We are still reviewing the filing, but our preliminary assessment of a few key issues includes the following:

Solar: Dominion’s IRP includes plans to increase investments in solar energy from 34 MW by 2027 in their prior plan to 220 MW by 2028 in the 2013 filing. However, this is far short of the 2,450 MW of solar that the Changing Course report demonstrated that Dominion could add through company-owned and customer-owned installations. It is also far short of the 735 MW that the Georgia regulators have required Georgia Power to add by 2016, after determining that increasing investments in solar will not raise customer rates.
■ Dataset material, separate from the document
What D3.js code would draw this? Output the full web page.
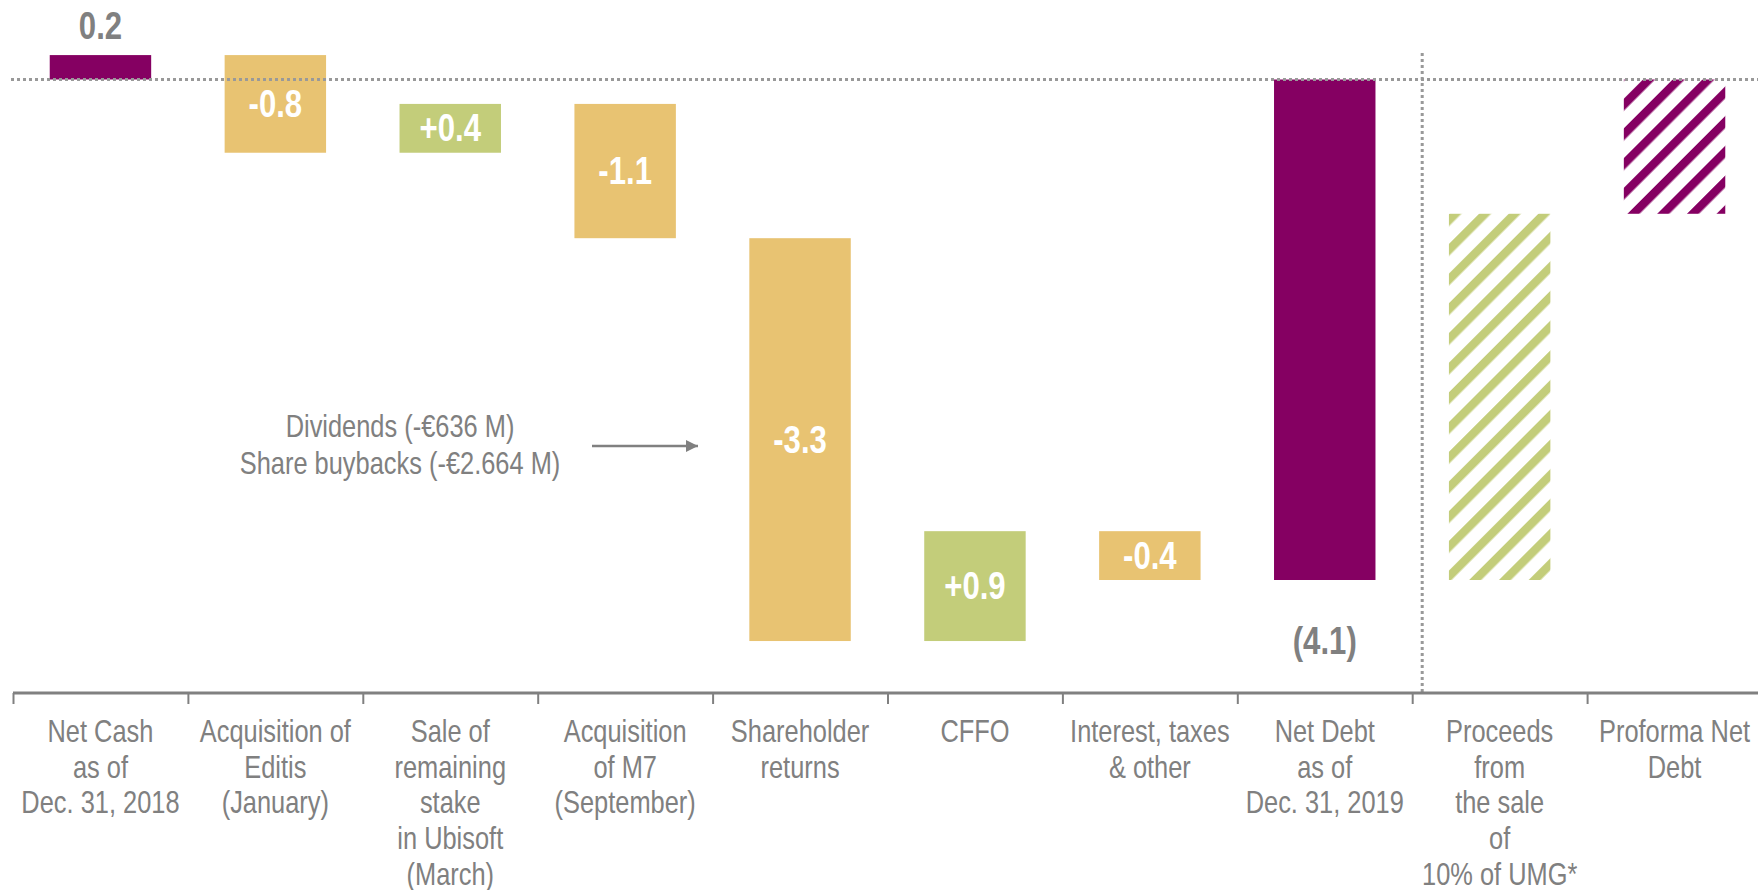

Wind: Dominion did not select a plan that would take advantage of the estimated 2,000 MW of offshore wind in the Virginia Offshore Wind Energy Area, even though the company has publicly stated that it will bid in the federal government’s September 4th competitive lease auction. Rather, Dominion’s only plans regarding offshore wind include a small 12 MW offshore wind demonstration project.

Efficiency: While the Changing Course report revealed that Dominion could implement energy efficiency programs that would cost-effectively conserve 1.3% of energy sales each year going forward, for a total of almost 3,000 MW by 2027, Dominion’s plans would reach just 544 MW by 2028.  Because efficiency is Dominion’s lowest cost resource, failing to take advantage of all cost-effective opportunities puts ratepayers at risk of bearing higher costs.

Retirements: “We are pleased to see that Dominion is continuing its plan to retire Yorktown Power Station Units 1 and 2 and Chesapeake Energy Center Units 1 through 4 by the end of next year. Continuing to operate these old, dirty coal-fired units, which were built in the 1950s and 1960s, would be prohibitively expensive for Dominion’s customers.”